Well, it's only been 7 days since I have officially started blogging, rebranded and relaunched my personal site.
The biggest struggle wasn't my writing skills because I already knew I suck when it comes to my sentence structure and the occasional misspelled words. That will be a work in progress for me and that is one of the main reasons I wanted to do this blog. But the real struggle was my overall style, identity and design for my blog/site.
As a creative mind, I often say that it is a self induced WarZone. Creative minds are typically better at designing for others than themselves. I have to admit I struggle with this from time to time. However, rebranding and doing a blog put me in a captive state. I knew certain things clearly and the other 75% I was stuck. But the need to do this by myself for myself was so dominant. I still have this area of not truly asking for help when I know I need it. I didn't want to bother others with my manic weakness. I looked to the internet for help but it only frustrated me further. I knew what I wanted and that wasn't it. Everything looked the same to me and the trendy layouts, it's what works and what's considered the standard function style. You see deep down I know this to be true, I get it, but I don't want it for myself. Not for me. How is it possible that I know myself but I can't create/design it as a blog, ugh!
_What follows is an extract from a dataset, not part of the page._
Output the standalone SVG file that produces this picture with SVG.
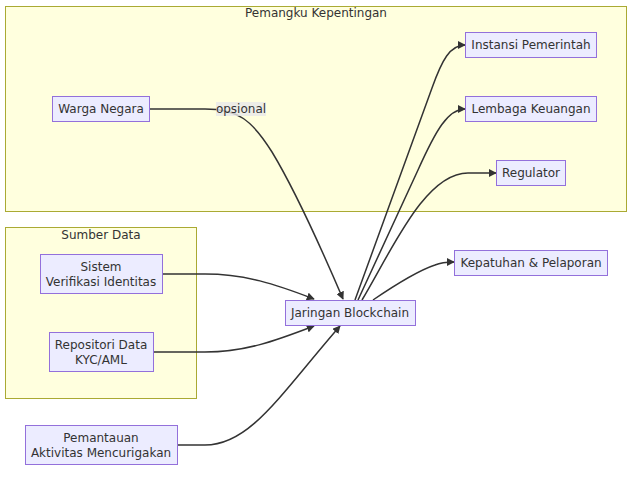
<svg xmlns="http://www.w3.org/2000/svg" width="640" height="477" viewBox="0 0 640 477">
<defs>
<marker id="arr" viewBox="0 0 10 10" refX="9" refY="5" markerWidth="8" markerHeight="8" markerUnits="userSpaceOnUse" orient="auto">
<path d="M0,0 L10,5 L0,10 z" fill="#333"/>
</marker>
<style>
.cl{fill:#ffffde;stroke:#aaaa33;stroke-width:1}
.nd{fill:#ececff;stroke:#9370db;stroke-width:1}
text{font-family:"DejaVu Sans",sans-serif;font-size:12px;fill:#333;text-anchor:middle;dominant-baseline:central}
.e{fill:none;stroke:#333;stroke-width:1.5;marker-end:url(#arr)}
</style>
</defs>
<rect width="640" height="477" fill="#fff"/>
<g id="cluster-pemangku"><rect class="cl" x="5.5" y="6.5" width="621" height="205"/><text x="316" y="13">Pemangku Kepentingan</text></g>
<g id="cluster-sumber"><rect class="cl" x="5.5" y="227.5" width="191" height="171"/><text x="101" y="235">Sumber Data</text></g>
<g id="connectors">
<path class="e" d="M150,109 L205,109 C238,109 252,120 272,152 C295,190 322,250 343,299"/>
<path class="e" d="M355,300 L432,88 C442,60 450,45 465,45"/>
<path class="e" d="M358,300 L418,170 C436,130 448,109 465,109"/>
<path class="e" d="M362,300 C392,250 425,173 468,173 L496,173"/>
<path class="e" d="M373,300 C395,285 420,270 435,265 C442,262 447,262 454,262"/>
<path class="e" d="M163,274 L205,274 C245,274 275,284 314,299"/>
<path class="e" d="M153,352 L205,352 C245,352 275,341 314,326"/>
<path class="e" d="M178,445 L205,445 C250,445 280,395 340,326"/>
<rect x="216" y="102" width="50" height="14" fill="#e8e8e8" opacity="0.8"/>
<text x="241" y="109">opsional</text>
</g>
<g id="warga"><rect class="nd" x="52.5" y="96.5" width="97" height="25"/><text x="101" y="109">Warga Negara</text></g>
<g id="instansi"><rect class="nd" x="465.5" y="32.5" width="131" height="25"/><text x="531" y="45">Instansi Pemerintah</text></g>
<g id="lembaga"><rect class="nd" x="465.5" y="96.5" width="131" height="25"/><text x="531" y="109">Lembaga Keuangan</text></g>
<g id="regulator"><rect class="nd" x="496.5" y="160.5" width="69" height="25"/><text x="531" y="173">Regulator</text></g>
<g id="kepatuhan"><rect class="nd" x="454.5" y="250.5" width="153" height="25"/><text x="531" y="263">Kepatuhan &amp; Pelaporan</text></g>
<g id="jaringan"><rect class="nd" x="285.5" y="300.5" width="130" height="25"/><text x="350" y="313">Jaringan Blockchain</text></g>
<g id="sistem"><rect class="nd" x="40.5" y="254.5" width="122" height="39"/><text x="101" y="267">Sistem</text><text x="101" y="282">Verifikasi Identitas</text></g>
<g id="repositori"><rect class="nd" x="49.5" y="332.5" width="104" height="39"/><text x="101" y="345">Repositori Data</text><text x="101" y="360">KYC/AML</text></g>
<g id="pemantauan"><rect class="nd" x="25.5" y="425.5" width="152" height="39"/><text x="101" y="438">Pemantauan</text><text x="101" y="453">Aktivitas Mencurigakan</text></g>
</svg>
Then suddenly I had an unexpected text from a person who not only inspires me but is becoming a good friend. He was able to give me the creative and business constructive criticism that I needed at the right time. In our conversation I realized that I wasn't allowing myself to really be "unleashed and free" as I said I was determined to do this year. I realized that because of that, it was hindering me. That little fear that was still there was blocking my creative expression and decisions. I need help to find the structure and chaos that I love in my artistic style and personality. He encouraged me to let another creative mind assist me creatively.
Now, that I have found clarity to embrace and accept that there is still some fear within me I was able to make some decisions. I hired another graphic designer and decided to write blogs this month that introduced Tifarah Naava and all her nuances. It is what it is. And what matters the most is to keep my focus on the fact that...this blog is for me and not to become "blogger famous or etc". This was about Freedom for me and I can't break that vow to myself. To look back a year later and still have the agony of should haves, could haves and would haves was unacceptable.
P.S. Thank you Mr. Reese for your support and being my creative business advisor!